Kitap. Bu basit kelime, sayısız hikayenin, düşüncenin ve bilginin kapısını açan muazzam bir kavramı temsil eder. Taş tabletlerden dijital ekranlara uzanan uzun ve zengin bir tarihe sahip olan kitap, insanlığın bilgiye erişim şeklini ve dünya görüşünü şekillendirmiştir. Bir nesilden diğerine aktarılan kültürel mirası, hayal gücünün sınırsız dünyalarını ve bilgeliğin derinliklerini içeren kitap, sadece bilgi deposu değil, aynı zamanda bir deneyim, bir yolculuktur.
Binlerce yıl önce, kil tabletler üzerinde çivi yazısıyla yazılan metinler, bilginin ilk yazılı kayıtlarını oluşturdu. Daha sonra papirüs ve parşömen gibi malzemeler, bilgilerin daha taşınabilir ve yaygın olarak paylaşılmasını sağladı. Bu erken dönem kitapları, el emeğiyle yazılmış, süslenmiş ve değerli nesneler olarak kabul ediliyordu. Sadece seçkin birkaç kişinin erişebildiği bu değerli eserler, bilginin sınırlı bir grup insan arasında paylaşılmasını sağlıyordu.
Matbaa sanatının icadı ise her şeyi değiştirdi. Gutenberg’in matbaası, kitapların seri üretimine olanak tanıyarak, daha önce hiç olmadığı kadar geniş kitlelere ulaşılmasını sağladı. Aniden, bilgi yalnızca zengin ve güçlülerin tekelinde değildi. Bu gelişme, Rönesans’ın doğuşunda ve bilimsel devrimde önemli bir rol oynadı, çünkü fikirlerin ve bilgilerin daha hızlı ve daha geniş bir şekilde yayılmasını sağladı.
Matbaanın etkisi, yalnızca bilgiye erişimin genişlemesiyle sınırlı değildi. Kitap, yeni bir kültürel kimliğin ve toplumsal yapının oluşmasında da büyük rol oynadı. Kitaplar, insanların düşünme biçimlerini, inançlarını ve dünyayı algılama biçimlerini derinden etkiledi. Farklı kültürler, inançlar ve yaşam tarzlarına ilişkin anlatılar, insanların kendilerini ve dünyalarını daha iyi anlamalarına yardımcı oldu.

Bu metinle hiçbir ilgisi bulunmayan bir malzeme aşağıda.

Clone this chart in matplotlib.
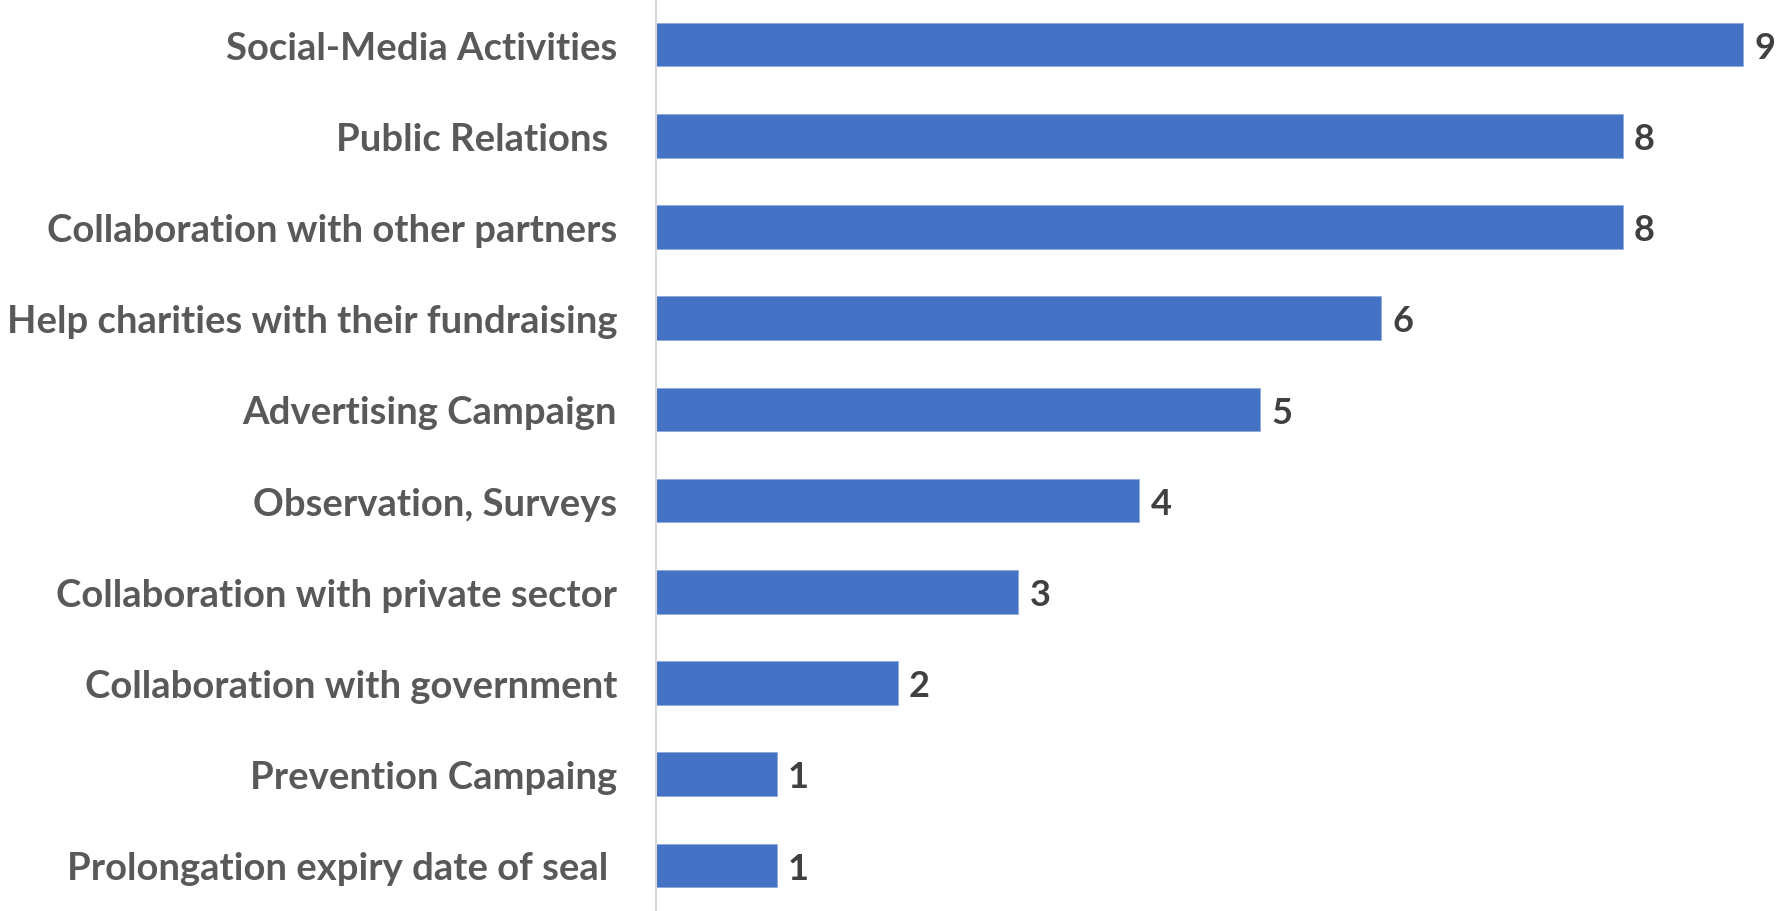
import matplotlib.pyplot as plt

categories = [
    "Social-Media Activities",
    "Public Relations ",
    "Collaboration with other partners",
    "Help charities with their fundraising",
    "Advertising Campaign",
    "Observation, Surveys",
    "Collaboration with private sector",
    "Collaboration with government",
    "Prevention Campaing",
    "Prolongation expiry date of seal ",
]
counts = [9, 8, 8, 6, 5, 4, 3, 2, 1, 1]

plt.rcParams['font.family'] = ['Lato', 'DejaVu Sans']

fig = plt.figure(figsize=(17.76, 9.12), dpi=100)
ax = fig.add_axes([656 / 1776, 0, 1 - 656 / 1776, 1])

y = list(range(len(categories)))
bars = ax.barh(y, counts, height=0.48, color="#4472C4", edgecolor="#8FAADC", linewidth=0.6)

for yi, v in zip(y, counts):
    ax.annotate(str(v), (v, yi), xytext=(8, -2), textcoords="offset points",
                va="center", ha="left", fontsize=26, fontweight="bold", color="#404040")

ax.set_yticks(y)
ax.set_yticklabels(categories, fontsize=27.5, fontweight="bold", color="#595959")
ax.tick_params(axis="y", length=0, pad=28)
ax.set_ylim(len(categories) - 0.5, -0.5)
ax.set_xlim(0, 9.27)
ax.set_xticks([])

for side in ["top", "right", "bottom"]:
    ax.spines[side].set_visible(False)
ax.spines["left"].set_color("#D9D9D9")
ax.spines["left"].set_linewidth(1.5)

fig.savefig("out.png", dpi=100)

Ancak kitap, sadece bilginin ve hikayelerin aktarımıyla sınırlı kalmadı. Kitap, aynı zamanda bir sanattır. Sayfaların dokusu, mürekkebin kokusu, kapak tasarımı; tüm bunlar, okuma deneyimini zenginleştiren unsurlardır. Bir kitabın fiziksel varlığı, onu dijital ortamlardan ayırır. Bir kitabı tutmak, sayfalarını çevirmek, özel bir deneyimdir; bir ritüeldir.
Dijital çağın yükselişi, kitabın geleceği hakkında yeni sorular ortaya koydu. E-kitaplar ve dijital platformlar, kitaplara erişimi daha da kolaylaştırdı ve okuma deneyimini yeni şekillerde değiştirdi. Ancak, fiziksel kitabın dokunuşu, kokusu ve benzersiz hissi, dijital dünyanın sunamadığı bir şeydir.

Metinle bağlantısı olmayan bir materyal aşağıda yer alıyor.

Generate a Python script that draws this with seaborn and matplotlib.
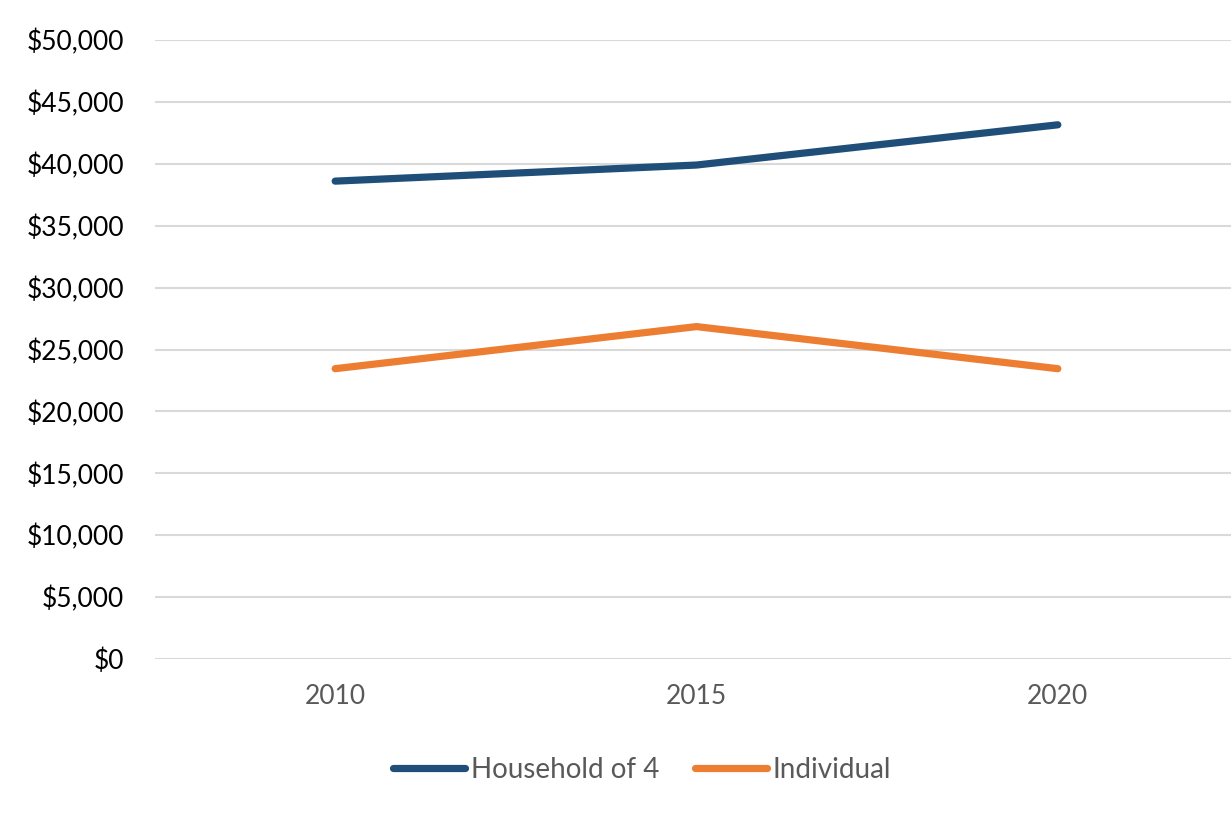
import matplotlib
matplotlib.use("Agg")
import matplotlib.pyplot as plt
import seaborn as sns
import pandas as pd
from matplotlib.ticker import FuncFormatter

years = [2010, 2015, 2020]
household_of_4 = [38600, 39900, 43150]
individual = [23450, 26850, 23450]
series_names = ["Household of 4", "Individual"]
colors = ["#1F4E79", "#ED7D31"]

df = pd.DataFrame({
    "year": years * 2,
    "value": household_of_4 + individual,
    "series": [series_names[0]] * 3 + [series_names[1]] * 3,
})

sns.set_theme(style="white")
plt.rcParams["font.family"] = ["Lato", "DejaVu Sans"]

fig = plt.figure(figsize=(12.31, 8.19), dpi=100)
ax = fig.add_axes([154.5 / 1231, (819 - 659) / 819, (1238.5 - 154.5) / 1231, (659 - 40) / 819])

sns.lineplot(data=df, x="year", y="value", hue="series", palette=colors,
             linewidth=5.2, ax=ax, legend=False, sort=False)
for line in ax.get_lines():
    line.set_solid_capstyle("round")
    line.set_solid_joinstyle("round")

ax.set_xlim(2007.5, 2022.5)
ax.set_ylim(0, 50000)
ax.set_yticks(range(0, 50001, 5000))
ax.set_xticks(years)
ax.yaxis.set_major_formatter(FuncFormatter(lambda v, p: f"${v:,.0f}"))
ax.grid(axis="y", color="#D9D9D9", linewidth=1.5)
ax.set_axisbelow(True)
for s in ax.spines.values():
    s.set_visible(False)
ax.tick_params(axis="y", length=0, pad=22, labelsize=19, labelcolor="#000000")
ax.tick_params(axis="x", length=0, pad=18, labelsize=19, labelcolor="#595959")
ax.set_xlabel("")
ax.set_ylabel("")

handles = [plt.Line2D([], [], color=c, linewidth=5.2, solid_capstyle="round") for c in colors]
fig.legend(handles, series_names, loc="center", bbox_to_anchor=(642 / 1231, (819 - 770) / 819),
           ncol=2, frameon=False, fontsize=20, labelcolor="#595959",
           handlelength=2.6, handletextpad=0.2, columnspacing=1.3)

fig.savefig("out.png", dpi=100)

Bu iki formatın bir arada var olduğu günümüzde, kitap, dönüşümünü sürdürüyor. Sesli kitaplar, görsel kitaplar, artırılmış gerçeklik uygulamalarıyla zenginleştirilmiş kitaplar; okuma deneyimini daha da interaktif ve sürükleyici hale getiren yeni yöntemler geliştirilmektedir.

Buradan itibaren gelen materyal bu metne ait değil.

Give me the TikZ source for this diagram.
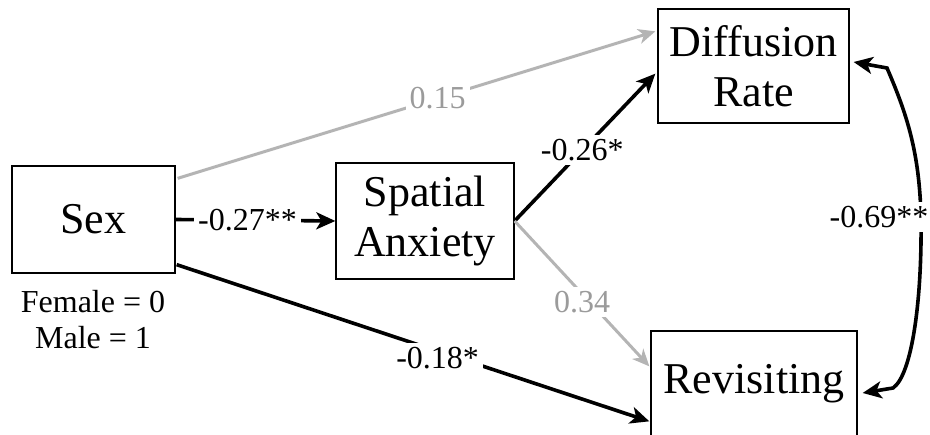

Kitap, sadece bilgi ve hikayelerin bir deposu değil; aynı zamanda insanlık tarihinin, kültürünün ve hayal gücünün bir yansımasıdır. Taş tabletlerden dijital ekranlara, el yazmalarından e-kitaplara uzanan yolculuğu, insanlığın sürekli olarak bilginin sınırlarını zorlama ve bilgiye yeni yollarla erişme konusundaki çabalarının bir kanıtıdır. Kitabın geleceği, belki de farklı formatların birleşimi, teknolojik gelişmelerin uyumlu bir şekilde kullanımı ve bilginin yaygınlaştırılması yolunda sürekli bir arayışla şekillenecektir. Önemli olan, kağıdın, mürekkebin ve hikayelerin gücünün, çağlar boyunca devam edeceğidir.